■ **Written instruction**
Write out the data again exactly, skipping every picture.

[BEGIN Source excerpt]

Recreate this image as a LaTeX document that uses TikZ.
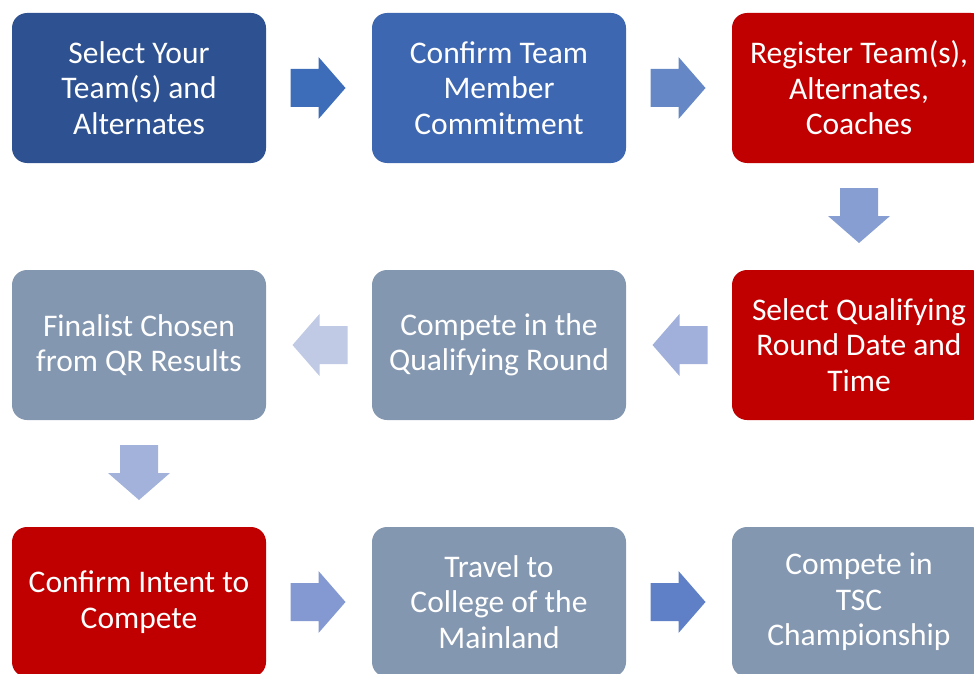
\documentclass[tikz,border=0pt]{standalone}
\usepackage{fontspec}
\setmainfont{Carlito}
\usetikzlibrary{calc}
\definecolor{cA}{HTML}{2E5191}
\definecolor{cB}{HTML}{3E67B1}
\definecolor{cRed}{HTML}{C00000}
\definecolor{cGray}{HTML}{8497B0}
\definecolor{a1}{HTML}{3D6CB9}
\definecolor{a2}{HTML}{6587C6}
\definecolor{a3}{HTML}{869ED2}
\definecolor{a4}{HTML}{A0B0DA}
\definecolor{a5}{HTML}{C0CAE4}
\definecolor{a6}{HTML}{A2B2DA}
\definecolor{a7}{HTML}{8499D2}
\definecolor{a8}{HTML}{5F80C6}
\newcommand{\barrow}[4]{%
  \fill[#4, shift={($(#1)!0.5!(#2)$)}, rotate=#3]
    (-28.5,-19) -- (-0.5,-19) -- (-0.5,-31) -- (26.5,0) -- (-0.5,31) -- (-0.5,19) -- (-28.5,19) -- cycle;}
\begin{document}
\begin{tikzpicture}[x=1pt,y=1pt,
  stepbox/.style={rectangle, rounded corners=15pt, minimum width=254pt, minimum height=150pt,
    inner sep=0pt, text=white, align=center, font=\fontsize{31.5}{35.5}\selectfont}]
\clip (0,0) rectangle (974,-674);
\node[stepbox, fill=cA]    (n1) at (139,-88)  {Select Your\\Team(s) and\\Alternates};
\node[stepbox, fill=cB]    (n2) at (499,-88)  {Confirm Team\\Member\\Commitment};
\node[stepbox, fill=cRed]  (n3) at (859,-88)  {Register Team(s),\\Alternates,\\Coaches};
\node[stepbox, fill=cRed]  (n6) at (859,-345) {Select Qualifying\\Round Date and\\Time};
\node[stepbox, fill=cGray] (n5) at (499,-345) {Compete in the\\Qualifying Round};
\node[stepbox, fill=cGray] (n4) at (139,-345) {Finalist Chosen\\from QR Results};
\node[stepbox, fill=cRed]  (n7) at (139,-602) {Confirm Intent to\\Compete};
\node[stepbox, fill=cGray] (n8) at (499,-602) {Travel to\\College of the\\Mainland};
\node[stepbox, fill=cGray] (n9) at (859,-602) {Compete in\\TSC\\Championship};
\barrow{n1.east}{n2.west}{0}{a1}
\barrow{n2.east}{n3.west}{0}{a2}
\barrow{n3.south}{n6.north}{-90}{a3}
\barrow{n6.west}{n5.east}{180}{a4}
\barrow{n5.west}{n4.east}{180}{a5}
\barrow{n4.south}{n7.north}{-90}{a6}
\barrow{n7.east}{n8.west}{0}{a7}
\barrow{n8.east}{n9.west}{0}{a8}
\end{tikzpicture}
\end{document}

[END Source excerpt]

■ **Result of the exercise**
Recreate this image as a LaTeX document that uses TikZ.
\documentclass[tikz,border=0pt]{standalone}
\usepackage{fontspec}
\setmainfont{Carlito}
\usetikzlibrary{calc}
\definecolor{cA}{HTML}{2E5191}
\definecolor{cB}{HTML}{3E67B1}
\definecolor{cRed}{HTML}{C00000}
\definecolor{cGray}{HTML}{8497B0}
\definecolor{a1}{HTML}{3D6CB9}
\definecolor{a2}{HTML}{6587C6}
\definecolor{a3}{HTML}{869ED2}
\definecolor{a4}{HTML}{A0B0DA}
\definecolor{a5}{HTML}{C0CAE4}
\definecolor{a6}{HTML}{A2B2DA}
\definecolor{a7}{HTML}{8499D2}
\definecolor{a8}{HTML}{5F80C6}
\newcommand{\barrow}[4]{%
  \fill[#4, shift={($(#1)!0.5!(#2)$)}, rotate=#3]
    (-28.5,-19) -- (-0.5,-19) -- (-0.5,-31) -- (26.5,0) -- (-0.5,31) -- (-0.5,19) -- (-28.5,19) -- cycle;}
\begin{document}
\begin{tikzpicture}[x=1pt,y=1pt,
  stepbox/.style={rectangle, rounded corners=15pt, minimum width=254pt, minimum height=150pt,
    inner sep=0pt, text=white, align=center, font=\fontsize{31.5}{35.5}\selectfont}]
\clip (0,0) rectangle (974,-674);
\node[stepbox, fill=cA]    (n1) at (139,-88)  {Select Your\\Team(s) and\\Alternates};
\node[stepbox, fill=cB]    (n2) at (499,-88)  {Confirm Team\\Member\\Commitment};
\node[stepbox, fill=cRed]  (n3) at (859,-88)  {Register Team(s),\\Alternates,\\Coaches};
\node[stepbox, fill=cRed]  (n6) at (859,-345) {Select Qualifying\\Round Date and\\Time};
\node[stepbox, fill=cGray] (n5) at (499,-345) {Compete in the\\Qualifying Round};
\node[stepbox, fill=cGray] (n4) at (139,-345) {Finalist Chosen\\from QR Results};
\node[stepbox, fill=cRed]  (n7) at (139,-602) {Confirm Intent to\\Compete};
\node[stepbox, fill=cGray] (n8) at (499,-602) {Travel to\\College of the\\Mainland};
\node[stepbox, fill=cGray] (n9) at (859,-602) {Compete in\\TSC\\Championship};
\barrow{n1.east}{n2.west}{0}{a1}
\barrow{n2.east}{n3.west}{0}{a2}
\barrow{n3.south}{n6.north}{-90}{a3}
\barrow{n6.west}{n5.east}{180}{a4}
\barrow{n5.west}{n4.east}{180}{a5}
\barrow{n4.south}{n7.north}{-90}{a6}
\barrow{n7.east}{n8.west}{0}{a7}
\barrow{n8.east}{n9.west}{0}{a8}
\end{tikzpicture}
\end{document}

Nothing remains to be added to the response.